I really shouldn't be writing this, it's late, everyone's asleep, and what good will it do anyway? But I just... I gotta get it out. My wife, bless her heart, she tries, but this ain't something I can really talk to her about. Or anyone, really. Not around here. You know how it is in a small town. Everyone knows everyone’s business, and then some. Word gets around faster than a wildfire. And this... this is something I've kept under wraps for, oh god, fifty years? Longer.
It started, I guess, with clearing out my old bedroom. The kids are all grown and gone, you know. Three of them. Good kids. The youngest, Sarah, she just got into college, out east, couldn't be prouder. And it got us thinking, me and the wife, that it's time to downsize. Sell the big house, find something smaller, maybe on the lake. Retirement's knocking, you know? So we're going through all the junk, all the memories, and I got assigned my old room. The one I grew up in, before we added on and all that. It’s been mostly storage for years, boxes of old tax returns, broken toys, holiday decorations that never made it out of the attic. A regular graveyard of forgotten things.
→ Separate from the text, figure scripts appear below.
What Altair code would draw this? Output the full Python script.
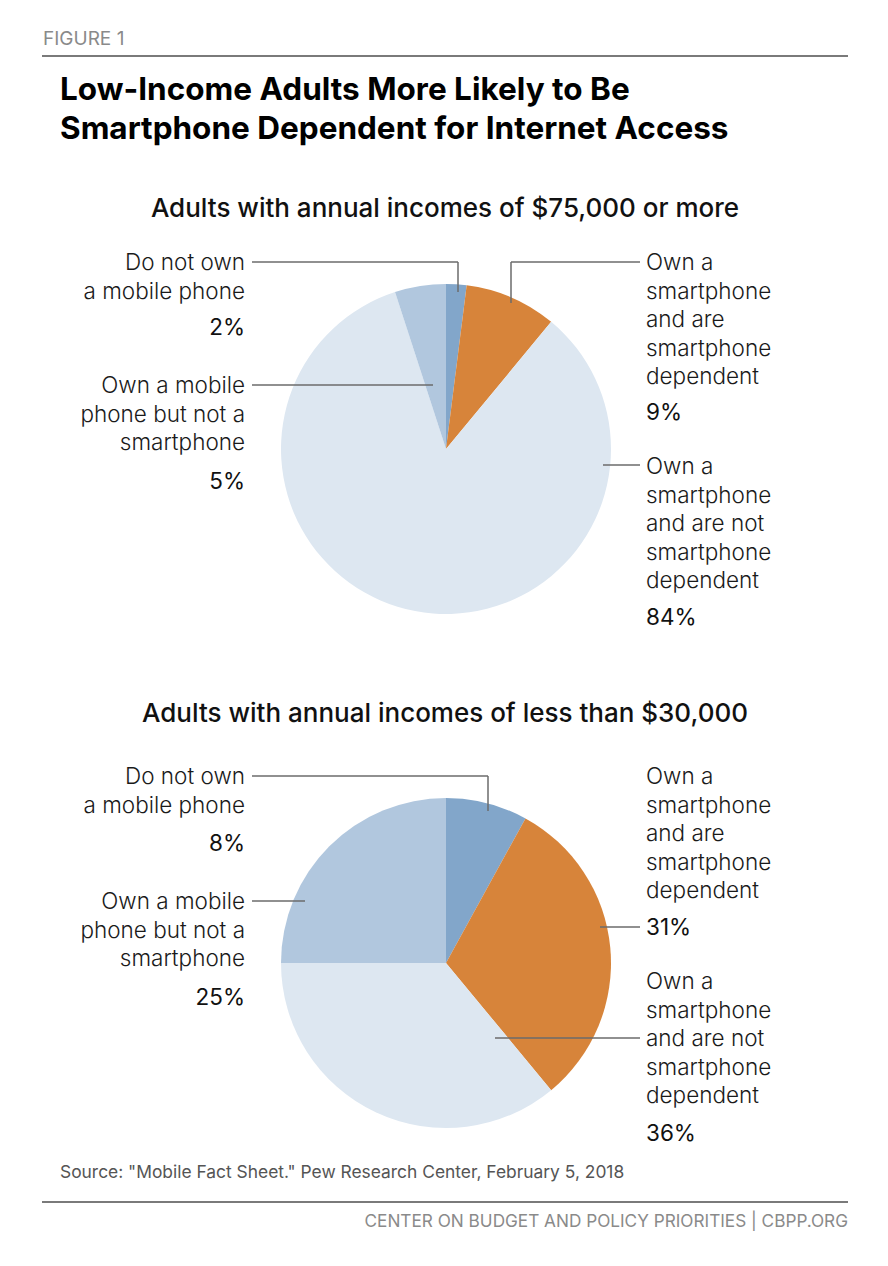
import altair as alt
import pandas as pd

# ---------------- data ----------------
categories = [
    "Do not own a mobile phone",
    "Own a smartphone and are smartphone dependent",
    "Own a smartphone and are not smartphone dependent",
    "Own a mobile phone but not a smartphone",
]
high_income_values = [2, 9, 84, 5]
low_income_values = [8, 31, 36, 25]
slice_colors = ["#82a6ca", "#d7843a", "#dde7f1", "#b1c7de"]

label_left_1 = ["Do not own", "a mobile phone"]
label_left_2 = ["Own a mobile", "phone but not a", "smartphone"]
label_right_1 = ["Own a", "smartphone", "and are", "smartphone", "dependent"]
label_right_2 = ["Own a", "smartphone", "and are not", "smartphone", "dependent"]

title_lines = ["Low-Income Adults More Likely to Be", "Smartphone Dependent for Internet Access"]
subtitle_high = "Adults with annual incomes of $75,000 or more"
subtitle_low = "Adults with annual incomes of less than $30,000"
figure_label = "FIGURE 1"
source_text = 'Source: "Mobile Fact Sheet." Pew Research Center, February 5, 2018'
footer_text = "CENTER ON BUDGET AND POLICY PRIORITIES | CBPP.ORG"

# ---------------- layout ----------------
W, H = 872, 1250
OFF = 8  # page margin
FONT = "Inter"
R = 165
pies = [(446, 449), (446, 963)]
LH = 28.6
LABEL_SIZE = 22.5


def P(v):
    return v - OFF


def pie_df(values):
    return pd.DataFrame({
        "cat": categories,
        "value": values,
        "idx": list(range(len(categories))),
    })


def pct(v):
    return f"{v}%"


def lines_rows(x, y0, lines):
    return [{"x": P(x), "y": P(y0 + i * LH), "text": t} for i, t in enumerate(lines)]


X = alt.X("x:Q", scale=None, axis=None)
Y = alt.Y("y:Q", scale=None, axis=None)

layers = []

# pies
for (cx, cy), vals in zip(pies, [high_income_values, low_income_values]):
    layers.append(
        alt.Chart(pie_df(vals)).mark_arc(radius=R).encode(
            theta=alt.Theta("value:Q", stack=True),
            color=alt.Color("cat:N", scale=alt.Scale(domain=categories, range=slice_colors), legend=None),
            order=alt.Order("idx:Q"),
            x=alt.value(P(cx)),
            y=alt.value(P(cy)),
        )
    )

# leader lines (page coords) : x, y, x2, y2
segments = [
    # top pie
    (252, 262, 458, 262), (458, 262, 458, 292),
    (640, 262, 511, 262), (511, 262, 511, 303),
    (252, 385, 433, 385),
    (603, 465, 640, 465),
    # bottom pie
    (252, 776, 488, 776), (488, 776, 488, 811),
    (252, 901, 305, 901),
    (600, 927, 640, 927),
    (495, 1038, 640, 1038),
]
seg_df = pd.DataFrame([{"x": P(a), "y": P(b), "x2": P(c), "y2": P(d)} for a, b, c, d in segments])
layers.append(
    alt.Chart(seg_df).mark_rule(color="#6b6b6b", strokeWidth=1.5).encode(
        x=X, y=Y, x2="x2:Q", y2="y2:Q"
    )
)

# horizontal rules
rules_df = pd.DataFrame([{"x": P(42), "x2": P(848), "y": P(56)}, {"x": P(42), "x2": P(848), "y": P(1202)}])
layers.append(
    alt.Chart(rules_df).mark_rule(color="#7a7a7a", strokeWidth=2).encode(x=X, x2="x2:Q", y=Y)
)


def text_layer(df, align, size, weight, color, **kw):
    return alt.Chart(df).mark_text(
        align=align, baseline="alphabetic", font=FONT, fontSize=size, fontWeight=weight,
        color=color, **kw,
    ).encode(x=X, y=Y, text="text:N")


# category labels on the left (right-aligned)
left_labels = pd.DataFrame(
    lines_rows(245, 270, label_left_1) + lines_rows(245, 393, label_left_2)
    + lines_rows(245, 784, label_left_1) + lines_rows(245, 909, label_left_2)
)
left_pcts = pd.DataFrame([
    {"x": P(245), "y": P(335), "text": pct(high_income_values[0])},
    {"x": P(245), "y": P(489), "text": pct(high_income_values[3])},
    {"x": P(245), "y": P(851), "text": pct(low_income_values[0])},
    {"x": P(245), "y": P(1005), "text": pct(low_income_values[3])},
])
# category labels on the right (left-aligned)
right_labels = pd.DataFrame(
    lines_rows(646, 270, label_right_1) + lines_rows(646, 474, label_right_2)
    + lines_rows(646, 784, label_right_1) + lines_rows(646, 989, label_right_2)
)
right_pcts = pd.DataFrame([
    {"x": P(646), "y": P(420), "text": pct(high_income_values[1])},
    {"x": P(646), "y": P(625), "text": pct(high_income_values[2])},
    {"x": P(646), "y": P(935), "text": pct(low_income_values[1])},
    {"x": P(646), "y": P(1141), "text": pct(low_income_values[2])},
])

layers.append(text_layer(left_labels, "right", LABEL_SIZE, 300, "#1a1a1a"))
layers.append(text_layer(left_pcts, "right", LABEL_SIZE, 400, "#111111"))
layers.append(text_layer(right_labels, "left", LABEL_SIZE, 300, "#1a1a1a"))
layers.append(text_layer(right_pcts, "left", LABEL_SIZE, 400, "#111111"))

# subtitles
sub_df = pd.DataFrame([
    {"x": P(445), "y": P(217), "text": subtitle_high},
    {"x": P(445), "y": P(722), "text": subtitle_low},
])
layers.append(text_layer(sub_df, "center", 26, 500, "#111111"))

# title
title_df = pd.DataFrame([
    {"x": P(60), "y": P(100), "text": title_lines[0]},
    {"x": P(60), "y": P(139), "text": title_lines[1]},
])
layers.append(text_layer(title_df, "left", 31.5, "bold", "#000000"))

# figure label
fig_df = pd.DataFrame([{"x": P(43), "y": P(45), "text": figure_label}])
layers.append(text_layer(fig_df, "left", 19, 400, "#8a8a8a"))

# source
src_df = pd.DataFrame([{"x": P(60), "y": P(1178), "text": source_text}])
layers.append(text_layer(src_df, "left", 17.4, 400, "#555555"))

# footer
foot_df = pd.DataFrame([{"x": P(848), "y": P(1227), "text": footer_text}])
layers.append(text_layer(foot_df, "right", 17.2, 400, "#8a8a8a"))

chart = alt.layer(*layers).properties(
    width=W, height=H, padding=0, autosize=alt.AutoSizeParams(type="none"), background="white"
).configure_view(stroke=None)

chart.save("out.html", embed_options={"renderer": "svg", "actions": False})
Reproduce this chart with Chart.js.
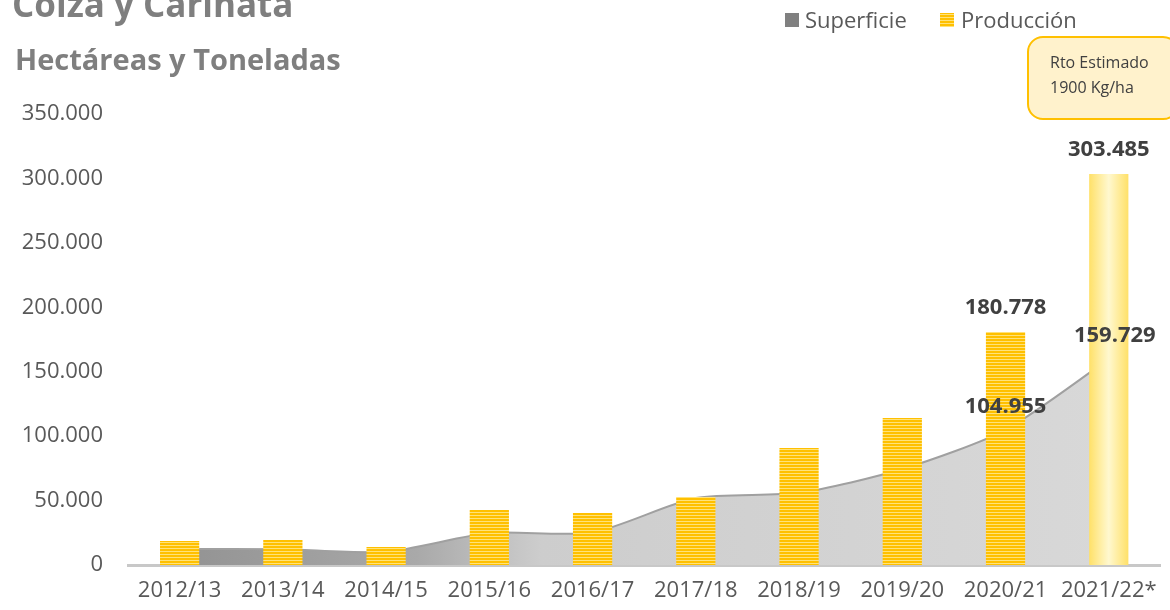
<!DOCTYPE html>
<html>
<head>
<meta charset="utf-8">
<script src="https://cdn.jsdelivr.net/npm/chart.js@4.4.1/dist/chart.umd.min.js"></script>
<style>
  html, body { margin: 0; padding: 0; background: #fff; }
  #wrap { width: 1170px; height: 610px; position: relative; }
</style>
</head>
<body>
<div id="wrap"><canvas id="colzaChart" width="1170" height="610"></canvas></div>
<script>
const campaigns = ["2012/13", "2013/14", "2014/15", "2015/16", "2016/17", "2017/18", "2018/19", "2019/20", "2020/21", "2021/22*"];
const superficie = [12400, 12200, 10300, 24800, 25300, 52000, 56000, 74500, 104955, 159729];
const produccion = [18600, 19400, 14000, 42700, 40400, 52800, 90800, 114100, 180778, 303485];
const yTicks = [0, 50000, 100000, 150000, 200000, 250000, 300000, 350000];

// values that get a printed label: [dataset, index]
const labelled = [["prod", 8], ["prod", 9], ["sup", 8], ["sup", 9]];

const FONT = "'Open Sans', 'Noto Sans', sans-serif";
const fmt = (v) => v.toString().replace(/\B(?=(\d{3})+(?!\d))/g, ".");

document.addEventListener("DOMContentLoaded", () => {
  const ctx = document.getElementById("colzaChart").getContext("2d");

  // striped yellow fill for the production bars
  const stripe = document.createElement("canvas");
  stripe.width = 1;
  stripe.height = 3;
  const sctx = stripe.getContext("2d");
  sctx.fillStyle = "#FFC000"; sctx.fillRect(0, 0, 1, 2);
  sctx.fillStyle = "#FFE27A"; sctx.fillRect(0, 2, 1, 1);
  const stripePattern = ctx.createPattern(stripe, "repeat");

  const barFill = (c) => {
    if (c.dataIndex !== produccion.length - 1) return stripePattern;
    const chart = c.chart;
    if (!chart.chartArea || !chart.scales.x) return "#FFEF9E";
    const cx = chart.scales.x.getPixelForValue(c.dataIndex);
    const g = chart.ctx.createLinearGradient(cx - 20, 0, cx + 20, 0);
    g.addColorStop(0, "#FFE066");
    g.addColorStop(0.5, "#FFF8CF");
    g.addColorStop(1, "#FFE066");
    return g;
  };

  const areaFill = (c) => {
    const area = c.chart.chartArea;
    if (!area) return "#d0d0d0";
    const g = c.chart.ctx.createLinearGradient(area.left, 0, area.right, 0);
    g.addColorStop(0, "#8e8e8e");
    g.addColorStop(0.28, "#a9a9a9");
    g.addColorStop(0.4, "#cdcdcd");
    g.addColorStop(1, "#d9d9d9");
    return g;
  };

  const decorations = {
    id: "decorations",
    afterDraw(chart) {
      const c = chart.ctx;
      c.save();
      // titles
      c.fillStyle = "#7f7f7f";
      c.textAlign = "left";
      c.textBaseline = "alphabetic";
      c.font = "bold 35px " + FONT;
      c.fillText("Colza y Carinata", 12, 17);
      c.font = "bold 29px " + FONT;
      c.fillText("Hectáreas y Toneladas", 15, 70);

      // legend
      c.font = "22px " + FONT;
      c.fillStyle = "#808080";
      c.fillRect(785, 13, 14, 14);
      c.fillStyle = "#595959";
      c.fillText("Superficie", 805, 28);
      c.fillStyle = stripePattern;
      c.fillRect(940, 13, 14, 14);
      c.fillStyle = "#595959";
      c.fillText("Producción", 961, 28);

      // callout
      c.beginPath();
      c.roundRect(1028, 37, 150, 82, 15);
      c.fillStyle = "#FFF2CC";
      c.fill();
      c.lineWidth = 2;
      c.strokeStyle = "#FFC000";
      c.stroke();
      c.fillStyle = "#404040";
      c.font = "16px " + FONT;
      c.fillText("Rto Estimado", 1050, 68);
      c.fillText("1900 Kg/ha", 1050, 93);

      // value labels
      c.font = "bold 22px " + FONT;
      c.fillStyle = "#404040";
      c.textAlign = "center";
      const supMeta = chart.getDatasetMeta(0);
      const prodMeta = chart.getDatasetMeta(1);
      labelled.forEach(([set, i]) => {
        if (set === "prod") {
          const el = prodMeta.data[i];
          c.fillText(fmt(produccion[i]), el.x, el.y - 18);
        } else {
          const el = supMeta.data[i];
          const dx = i === superficie.length - 1 ? 6 : 0;
          c.fillText(fmt(superficie[i]), el.x + dx, el.y - 17);
        }
      });
      c.restore();
    },
  };

  new Chart(ctx, {
    type: "bar",
    data: {
      labels: campaigns,
      datasets: [
        {
          type: "line",
          label: "Superficie",
          data: superficie,
          fill: "origin",
          backgroundColor: areaFill,
          borderColor: "#a0a0a0",
          borderWidth: 2,
          pointRadius: 0,
          tension: 0.25,
          order: 2,
        },
        {
          type: "bar",
          label: "Producción",
          data: produccion,
          backgroundColor: barFill,
          borderWidth: 0,
          barPercentage: 0.38,
          categoryPercentage: 1,
          order: 1,
        },
      ],
    },
    options: {
      responsive: false,
      animation: false,
      layout: { padding: { top: 114, left: 0, right: 8, bottom: 0 } },
      plugins: {
        legend: { display: false },
        tooltip: { enabled: false },
      },
      scales: {
        x: {
          offset: true,
          grid: { display: false, drawTicks: false },
          border: { display: true, color: "#c8c8c8", width: 3 },
          ticks: {
            color: "#595959",
            font: { family: FONT, size: 22 },
            padding: 13,
            maxRotation: 0,
            autoSkip: false,
          },
          afterFit: (scale) => { scale.height = 45; },
        },
        y: {
          min: 0,
          max: 350000,
          grid: { display: false, drawTicks: false },
          border: { display: false },
          afterBuildTicks: (scale) => { scale.ticks = yTicks.map((v) => ({ value: v })); },
          ticks: {
            color: "#595959",
            font: { family: FONT, size: 22 },
            padding: 25,
            callback: (v) => fmt(v),
          },
          afterFit: (scale) => { scale.width = 128; },
        },
      },
    },
    plugins: [decorations],
  });
});
</script>
</body>
</html>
And there it was. In the back of the closet, under a pile of mildewed comic books and a football jersey I swore I'd fit into again one day. A shoebox. A beat-up old shoebox, the kind with the lid that was taped on because it was always falling off. And inside... oh god. I knew what it was before I even opened it. My heart, it just kinda sank. Or maybe soared? I don't know. Both, I guess. It was a stack of poems. Hand-written. On notebook paper, some of it yellowed and brittle, some of it still pretty white. And they were all... well, they were all for her. The girl.
Karen. That was her name. Karen Miller. Everyone knew Karen. She was, you know, THE girl. Head cheerleader, always smiling, smart as a whip, the kind of girl who just floated through life and everything good just kinda happened to her. And me? I was... me. A bit of a dork, probably. Always had my nose in a book, even back then. Not much for sports, though I tried. Awkward. Painfully awkward, actually. And I was, of course, head over heels for her. MADLY in love. She never knew, not really. Or maybe she did, and just, you know, politely ignored it. Which, looking back, was probably for the best.
But I wrote. Oh, how I wrote. Page after page. Of all the things I wanted to say to her. All the ways I imagined she felt about me. All the grand gestures I'd make. Love poems, really. And some of them... reading them now, in the harsh light of my almost-retirement, they are HYSTERICAL. Gutter-wrenchingly awful. Full of flowery language and dramatic pronouncements about eternal love and suffering. I mean, I was like, fifteen, sixteen, seventeen. What did I know about eternal love? Or suffering, for that matter? I thought a bad grade on a math test was suffering.
There’s one in particular. I remember writing it after the spring dance. I saw her with Bobby Jenkins, slow dancing, and she was laughing, really laughing, her head thrown back. And I just... I went home and wrote this absolute EPIC about how my heart was a shattered chalice and my soul was adrift in a sea of despair. Honest to god. I read it and I just started laughing. Out loud. In the quiet of my old bedroom, with the dust motes dancing in the one sliver of moonlight coming through the window. And then I started crying a little too. It was just so... much. So much earnest, misplaced emotion.
And the thing is, I never sent a single one. Not one. They were all just... for me. For the idea of her. For the fantasy. I built up this whole world in my head, with Karen as the queen and me as her devoted, tortured poet. And then, life happened. She went off to college, somewhere far away, and I stayed here. Married my wife, raised my family, worked at the co-op my whole life. Good life. A perfectly good life. No complaints, not really. But finding those poems... it was like finding a different version of me. A me that never quite made it out into the world. A me that might have been.
I just don't know what to do with them. Throw them out? Burn them? Keep them? My wife would probably laugh too, if she ever found them. She has a good sense of humor. But it's more than just funny, you know? It feels like... a secret. A part of me that nobody else ever saw. And now, at this age, when you're supposed to have it all figured out, looking at all these poems, all these words for a girl who never knew, it makes you wonder. What else did I hold back? What else did I never say? What else did I just keep tucked away in a shoebox, hoping someone else would find it someday and understand? I don't know. It’s just... a lot. And it’s really late.